Marinade with oyster sauce, salt, sugar, black pepper, garlic powder, and fish sauce
2 coatings before frying

  1. Wet coating (1×1 ratio of frying/tempura flour mix with water)
  2. Dry coating (frying/tempura flour mix only)

Fry in oil
Until golden crispy Serve with Hmong style pepper dip And sticky rice

Grandma’s Sticky Rice Recipe here: https://chawjcreations.com/2020/12/12/purple-sticky-rice-mov-nplaum-ntshaav/

YUM!! Qaab Heev (Delicious)

Happy Cooking!

-Cindy Her (C.HerCreations)

Fried Chicken: C.HerCreations Go-To Recipe

Serves: 6-8 Prep Time: Cooking Time:
Nutrition facts: 200 calories 20 grams fat

Ingredients

  • ---MARINADE---
  • 5 whole chicken wings
  • 5 chicken drums (cross cut)
  • 1/2 tsp black pepper
  • 1 tsp salt
  • 1 Tbsp sugar
  • 1 Tbsp fish sauce
  • 1 Tbsp oyster sauce
  • 1 tsp garlic powder
  • ---WET FRYING BATTER---
  • 1/2 cup tempura/frying mix (I like using Ottogi crispy and savory golden frying mix)
  • 1/2 cup cold water
  • ---DRY MIX---
  • 1 cup tempura/frying mix (I like using Ottogi crispy and savory golden frying mix)
  • Vegetable oil to fry
  • ---PEPPER DIP---
  • 14-16 whole chili peppers (Thai chili peppers will work fine) Frozen is best for pounding
  • 1 garlic clove
  • 1 tsp salt
  • 1/4 tsp mushroom seasoning
  • 2-3 Tbsp fish sauce (I start with 2 and add more if you like)
  • Juice of 1/2 lime (about 2 tsp - 1 tbsp) more or less depends on you
  • 1/3 cup chopped cilantro
  • 3 green onions chopped

Instructions

  1. Place the chicken wings and crossed cut drumstick in a bowl. *If you want to get the seasonings into the chicken better, I like to cut the drumstick in the middle to flare out the meat so the seasonings can get inside*. Add in all the seasonings and mix well.
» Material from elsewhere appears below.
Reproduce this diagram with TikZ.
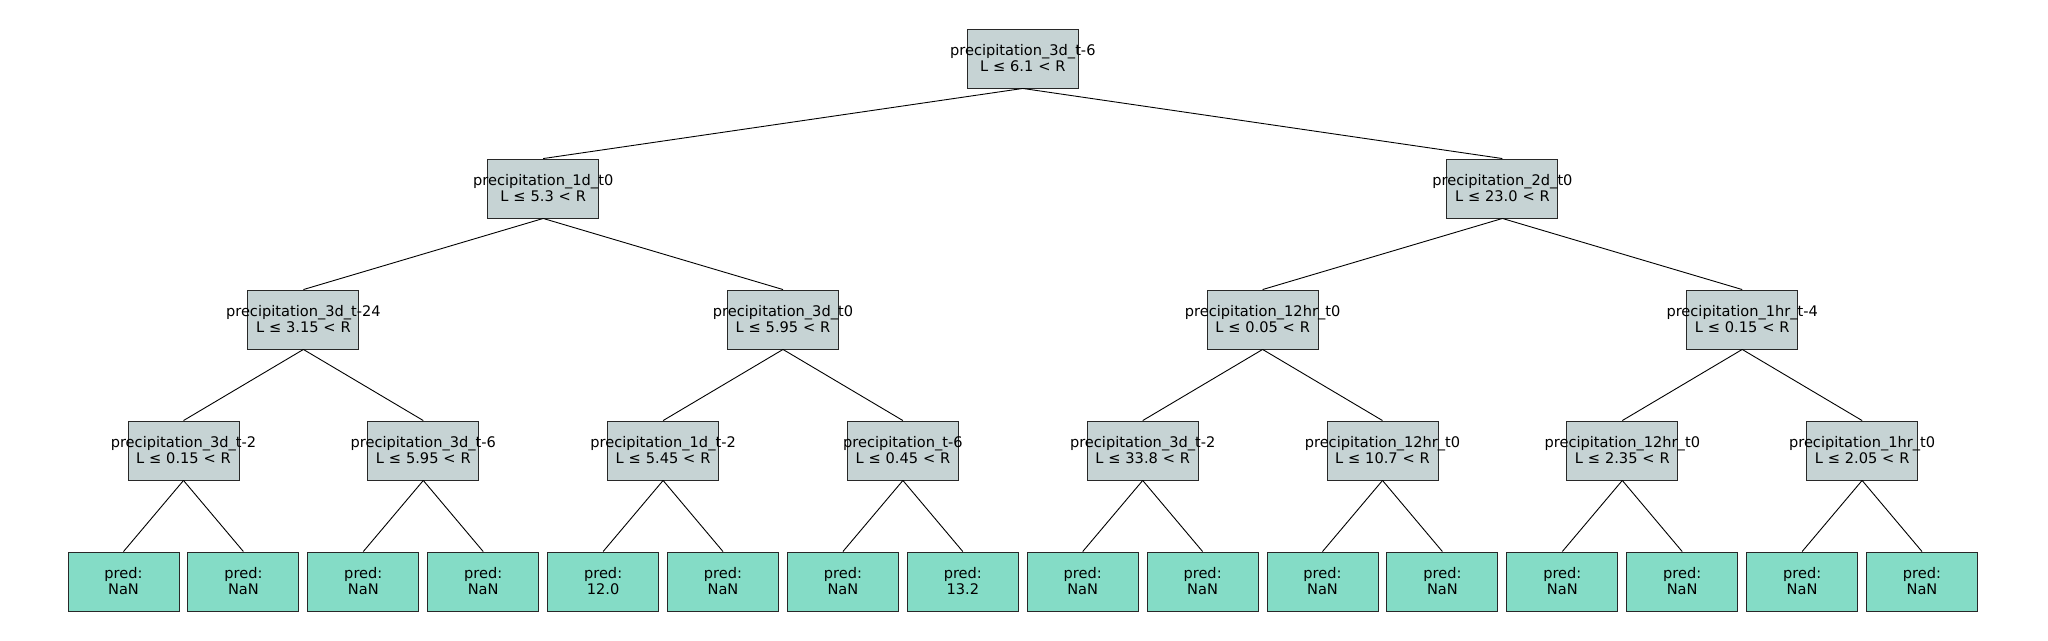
\documentclass[tikz,border=0pt]{standalone}
\usepackage{fontspec}
\setmainfont{DejaVu Sans}
\definecolor{splitc}{RGB}{198,211,212}
\definecolor{leafc}{RGB}{132,220,198}
\definecolor{edgec}{RGB}{40,40,40}
\tikzset{
  splitbox/.style={draw=edgec, fill=splitc, line width=0.9pt, minimum width=111pt, minimum height=59pt, inner sep=0pt, align=center, text width=111pt, font=\fontsize{14.6}{16}\selectfont},
  leafbox/.style={draw=edgec, fill=leafc, line width=0.9pt, minimum width=111pt, minimum height=59pt, inner sep=0pt, align=center, text width=111pt, font=\fontsize{14.6}{16}\selectfont},
  link/.style={draw=black, line width=0.9pt}
}
\newcommand{\spl}[2]{\makebox[0pt][c]{#1}\\#2}
\begin{document}
\begin{tikzpicture}[x=1pt,y=-1pt]
\useasboundingbox[fill=white] (0,0) rectangle (2048,640);
% root
\node[splitbox] (r) at (1022.8,58.5) {\spl{precipitation\_3d\_t-6}{L ≤ 6.1 < R}};
% level 1
\node[splitbox] (a0) at (543.2,188.5) {\spl{precipitation\_1d\_t0}{L ≤ 5.3 < R}};
\node[splitbox] (a1) at (1502.4,188.5) {\spl{precipitation\_2d\_t0}{L ≤ 23.0 < R}};
% level 2
\node[splitbox] (b0) at (303.4,319.5) {\spl{precipitation\_3d\_t-24}{L ≤ 3.15 < R}};
\node[splitbox] (b1) at (783.0,319.5) {\spl{precipitation\_3d\_t0}{L ≤ 5.95 < R}};
\node[splitbox] (b2) at (1262.6,319.5) {\spl{precipitation\_12hr\_t0}{L ≤ 0.05 < R}};
\node[splitbox] (b3) at (1742.2,319.5) {\spl{precipitation\_1hr\_t-4}{L ≤ 0.15 < R}};
% level 3
\node[splitbox] (c0) at (183.5,450.5) {\spl{precipitation\_3d\_t-2}{L ≤ 0.15 < R}};
\node[splitbox] (c1) at (423.3,450.5) {\spl{precipitation\_3d\_t-6}{L ≤ 5.95 < R}};
\node[splitbox] (c2) at (663.1,450.5) {\spl{precipitation\_1d\_t-2}{L ≤ 5.45 < R}};
\node[splitbox] (c3) at (902.9,450.5) {\spl{precipitation\_t-6}{L ≤ 0.45 < R}};
\node[splitbox] (c4) at (1142.7,450.5) {\spl{precipitation\_3d\_t-2}{L ≤ 33.8 < R}};
\node[splitbox] (c5) at (1382.5,450.5) {\spl{precipitation\_12hr\_t0}{L ≤ 10.7 < R}};
\node[splitbox] (c6) at (1622.3,450.5) {\spl{precipitation\_12hr\_t0}{L ≤ 2.35 < R}};
\node[splitbox] (c7) at (1862.1,450.5) {\spl{precipitation\_1hr\_t0}{L ≤ 2.05 < R}};
% leaves
\node[leafbox] (d0) at (123.5,581.5) {pred:\\NaN};
\node[leafbox] (d1) at (243.4,581.5) {pred:\\NaN};
\node[leafbox] (d2) at (363.3,581.5) {pred:\\NaN};
\node[leafbox] (d3) at (483.2,581.5) {pred:\\NaN};
\node[leafbox] (d4) at (603.1,581.5) {pred:\\12.0};
\node[leafbox] (d5) at (723.0,581.5) {pred:\\NaN};
\node[leafbox] (d6) at (842.9,581.5) {pred:\\NaN};
\node[leafbox] (d7) at (962.8,581.5) {pred:\\13.2};
\node[leafbox] (d8) at (1082.7,581.5) {pred:\\NaN};
\node[leafbox] (d9) at (1202.6,581.5) {pred:\\NaN};
\node[leafbox] (d10) at (1322.5,581.5) {pred:\\NaN};
\node[leafbox] (d11) at (1442.4,581.5) {pred:\\NaN};
\node[leafbox] (d12) at (1562.3,581.5) {pred:\\NaN};
\node[leafbox] (d13) at (1682.2,581.5) {pred:\\NaN};
\node[leafbox] (d14) at (1802.1,581.5) {pred:\\NaN};
\node[leafbox] (d15) at (1922.0,581.5) {pred:\\NaN};
% connectors
\draw[link] (r.south) -- (a0.north);
\draw[link] (r.south) -- (a1.north);
\draw[link] (a0.south) -- (b0.north);
\draw[link] (a0.south) -- (b1.north);
\draw[link] (a1.south) -- (b2.north);
\draw[link] (a1.south) -- (b3.north);
\draw[link] (b0.south) -- (c0.north);
\draw[link] (b0.south) -- (c1.north);
\draw[link] (b1.south) -- (c2.north);
\draw[link] (b1.south) -- (c3.north);
\draw[link] (b2.south) -- (c4.north);
\draw[link] (b2.south) -- (c5.north);
\draw[link] (b3.south) -- (c6.north);
\draw[link] (b3.south) -- (c7.north);
\draw[link] (c0.south) -- (d0.north);
\draw[link] (c0.south) -- (d1.north);
\draw[link] (c1.south) -- (d2.north);
\draw[link] (c1.south) -- (d3.north);
\draw[link] (c2.south) -- (d4.north);
\draw[link] (c2.south) -- (d5.north);
\draw[link] (c3.south) -- (d6.north);
\draw[link] (c3.south) -- (d7.north);
\draw[link] (c4.south) -- (d8.north);
\draw[link] (c4.south) -- (d9.north);
\draw[link] (c5.south) -- (d10.north);
\draw[link] (c5.south) -- (d11.north);
\draw[link] (c6.south) -- (d12.north);
\draw[link] (c6.south) -- (d13.north);
\draw[link] (c7.south) -- (d14.north);
\draw[link] (c7.south) -- (d15.north);
\end{tikzpicture}
\end{document}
Cover & let it marinade overnight or at least 2-4 hrs before cooking.
  2. In a separate bowl, add in 1/2 cup of tempura/frying flour mix along with 1/2 cup of cold water. Mix well. Then place the chicken into the wet batter. Mix well. Set aside. 
  3. In another bowl, add in 1 cup of tempura/frying flour mix. This will be the dry batter. Have the chicken and the dry tempura flour mix next to each other before frying. 
  4. Add oil into your frying pan. Enough to cover the whole chicken when frying. Let it come to at least 350'F. When the oil is hot, grab the chicken from the wet batter and dip it into the dry batter. Make sure to coat well. Shake off any excess flour. Then drop it into the oil. Continue with the rest of the chicken. You may have to fry it into two intervals so the chickens don't crowd into each other and get soggy. Fry for at least 8-10 minutes or until the chicken is fully cooked & golden. 
  5. Remove from the oil and drain well. Let it cool for 5 minutes before consuming. Eat with sticky rice and pepper dip if you desire. Happy Cooking!

Pepper Dip

  1. Add chili peppers, salt, and garlic into a mortar and pestle. Pound until the peppers are all mashed up. Then scoop out the pepper mixture into a bowl. Add in a little mushroom seasoning, lime juice, chopped cilantro, chopped green onions, and fish sauce. Mix well and taste to adjust. Add more lime or fish sauce to your desired taste. Serve alongside the fried chicken  *Can be stored in the fridge in an airtight container for 3 days

Notes

The chicken can be marinaded a day before and be cooked the next day.